=== TASK DATA ===

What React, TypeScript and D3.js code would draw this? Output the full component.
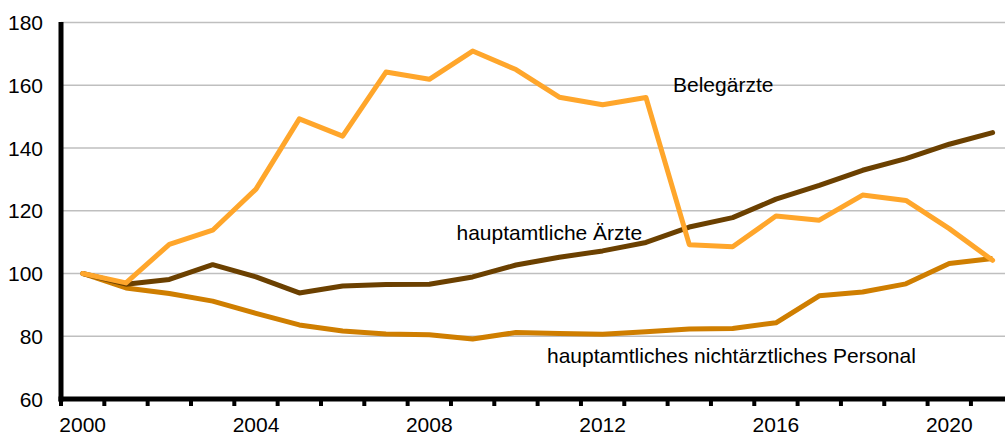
import React from 'react';
import * as d3 from 'd3';

// years shown on the x axis (one band per year)
const years = [2000, 2001, 2002, 2003, 2004, 2005, 2006, 2007, 2008, 2009, 2010,
  2011, 2012, 2013, 2014, 2015, 2016, 2017, 2018, 2019, 2020, 2021];

const belegaerzte = [100, 97, 109.3, 113.8, 126.9, 149.3, 143.8, 164.2, 161.9, 170.9, 165,
  156.2, 153.8, 156.1, 109.2, 108.5, 118.3, 117, 125, 123.3, 114.3, 104.2];

const hauptAerzte = [100, 96.6, 98.1, 102.8, 98.9, 93.8, 96, 96.5, 96.6, 98.9, 102.7,
  105.2, 107.2, 109.9, 114.8, 117.8, 123.7, 128.1, 132.9, 136.6, 141.2, 144.9];

const nichtAerztlich = [100, 95.4, 93.6, 91.2, 87.3, 83.6, 81.7, 80.7, 80.5, 79.1, 81.2,
  80.9, 80.6, 81.4, 82.3, 82.5, 84.3, 92.9, 94.1, 96.7, 103.2, 104.8];

const yTicks = [60, 80, 100, 120, 140, 160, 180];
const xLabels = [2000, 2004, 2008, 2012, 2016, 2020];

const W = 1005;
const H = 434;
const left = 61;
const top = 22.5;
const bottom = 399;

const App = () => {
  const x = d3.scaleBand<number>().domain(years).range([left, left + 22 * 43.33]);
  const y = d3.scaleLinear().domain([60, 180]).range([bottom, top]);
  const cx = (yr: number) => (x(yr) as number) + x.bandwidth() / 2;

  const line = (vals: number[]) =>
    d3.line<number>()
      .x((_, i) => cx(years[i]))
      .y((d) => y(d))(vals) as string;

  const font = 'Liberation Sans, Arial, sans-serif';

  return (
    <svg width={W} height={H} style={{ position: 'absolute', left: 0, top: 0, background: '#fff' }}
      fontFamily={font}>
      {/* gridlines */}
      {yTicks.filter((t) => t > 60).map((t) => (
        <line key={t} x1={left} x2={W} y1={y(t)} y2={y(t)} stroke="#bfbfbf" strokeWidth={1.5} />
      ))}

      {/* series */}
      <path d={line(nichtAerztlich)} fill="none" stroke="#cf7e00" strokeWidth={5} strokeLinejoin="round" />
      <path d={line(hauptAerzte)} fill="none" stroke="#6b4000" strokeWidth={5} strokeLinejoin="round" strokeLinecap="round" />
      <path d={line(belegaerzte)} fill="none" stroke="#ffa62b" strokeWidth={5} strokeLinejoin="round" strokeLinecap="round" />

      {/* axes */}
      <line x1={left} x2={left} y1={top - 0.5} y2={bottom + 2.5} stroke="#000" strokeWidth={5} />
      <line x1={left - 2.5} x2={W} y1={bottom} y2={bottom} stroke="#000" strokeWidth={5} />
      {years.map((yr) => (
        <line key={yr} x1={x(yr) as number} x2={x(yr) as number} y1={bottom} y2={bottom + 7}
          stroke="#000" strokeWidth={4} />
      ))}

      {yTicks.map((t) => (
        <text key={t} x={43} y={y(t) + 7.5} textAnchor="end" fontSize={21} fill="#000">{t}</text>
      ))}
      {xLabels.map((yr) => (
        <text key={yr} x={cx(yr)} y={432} textAnchor="middle" fontSize={21} fill="#000">{yr}</text>
      ))}

      {/* series labels */}
      <text x={673} y={91.5} fontSize={21} fill="#000">Belegärzte</text>
      <text x={456.5} y={240} fontSize={21} fill="#000">hauptamtliche Ärzte</text>
      <text x={547} y={362.5} fontSize={21} fill="#000">hauptamtliches nichtärztliches Personal</text>
    </svg>
  );
};

export default App;
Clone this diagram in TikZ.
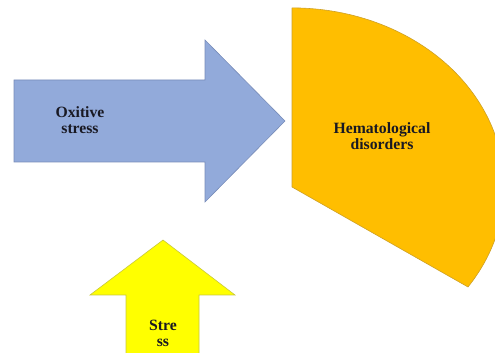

===

(REQUIREMENT) Omit the pictures and output all of the other material exactly.

(WRITTEN REPLY)
What React, TypeScript and D3.js code would draw this? Output the full component.
import React from 'react';
import * as d3 from 'd3';

// years shown on the x axis (one band per year)
const years = [2000, 2001, 2002, 2003, 2004, 2005, 2006, 2007, 2008, 2009, 2010,
  2011, 2012, 2013, 2014, 2015, 2016, 2017, 2018, 2019, 2020, 2021];

const belegaerzte = [100, 97, 109.3, 113.8, 126.9, 149.3, 143.8, 164.2, 161.9, 170.9, 165,
  156.2, 153.8, 156.1, 109.2, 108.5, 118.3, 117, 125, 123.3, 114.3, 104.2];

const hauptAerzte = [100, 96.6, 98.1, 102.8, 98.9, 93.8, 96, 96.5, 96.6, 98.9, 102.7,
  105.2, 107.2, 109.9, 114.8, 117.8, 123.7, 128.1, 132.9, 136.6, 141.2, 144.9];

const nichtAerztlich = [100, 95.4, 93.6, 91.2, 87.3, 83.6, 81.7, 80.7, 80.5, 79.1, 81.2,
  80.9, 80.6, 81.4, 82.3, 82.5, 84.3, 92.9, 94.1, 96.7, 103.2, 104.8];

const yTicks = [60, 80, 100, 120, 140, 160, 180];
const xLabels = [2000, 2004, 2008, 2012, 2016, 2020];

const W = 1005;
const H = 434;
const left = 61;
const top = 22.5;
const bottom = 399;

const App = () => {
  const x = d3.scaleBand<number>().domain(years).range([left, left + 22 * 43.33]);
  const y = d3.scaleLinear().domain([60, 180]).range([bottom, top]);
  const cx = (yr: number) => (x(yr) as number) + x.bandwidth() / 2;

  const line = (vals: number[]) =>
    d3.line<number>()
      .x((_, i) => cx(years[i]))
      .y((d) => y(d))(vals) as string;

  const font = 'Liberation Sans, Arial, sans-serif';

  return (
    <svg width={W} height={H} style={{ position: 'absolute', left: 0, top: 0, background: '#fff' }}
      fontFamily={font}>
      {/* gridlines */}
      {yTicks.filter((t) => t > 60).map((t) => (
        <line key={t} x1={left} x2={W} y1={y(t)} y2={y(t)} stroke="#bfbfbf" strokeWidth={1.5} />
      ))}

      {/* series */}
      <path d={line(nichtAerztlich)} fill="none" stroke="#cf7e00" strokeWidth={5} strokeLinejoin="round" />
      <path d={line(hauptAerzte)} fill="none" stroke="#6b4000" strokeWidth={5} strokeLinejoin="round" strokeLinecap="round" />
      <path d={line(belegaerzte)} fill="none" stroke="#ffa62b" strokeWidth={5} strokeLinejoin="round" strokeLinecap="round" />

      {/* axes */}
      <line x1={left} x2={left} y1={top - 0.5} y2={bottom + 2.5} stroke="#000" strokeWidth={5} />
      <line x1={left - 2.5} x2={W} y1={bottom} y2={bottom} stroke="#000" strokeWidth={5} />
      {years.map((yr) => (
        <line key={yr} x1={x(yr) as number} x2={x(yr) as number} y1={bottom} y2={bottom + 7}
          stroke="#000" strokeWidth={4} />
      ))}

      {yTicks.map((t) => (
        <text key={t} x={43} y={y(t) + 7.5} textAnchor="end" fontSize={21} fill="#000">{t}</text>
      ))}
      {xLabels.map((yr) => (
        <text key={yr} x={cx(yr)} y={432} textAnchor="middle" fontSize={21} fill="#000">{yr}</text>
      ))}

      {/* series labels */}
      <text x={673} y={91.5} fontSize={21} fill="#000">Belegärzte</text>
      <text x={456.5} y={240} fontSize={21} fill="#000">hauptamtliche Ärzte</text>
      <text x={547} y={362.5} fontSize={21} fill="#000">hauptamtliches nichtärztliches Personal</text>
    </svg>
  );
};

export default App;
Clone this diagram in TikZ.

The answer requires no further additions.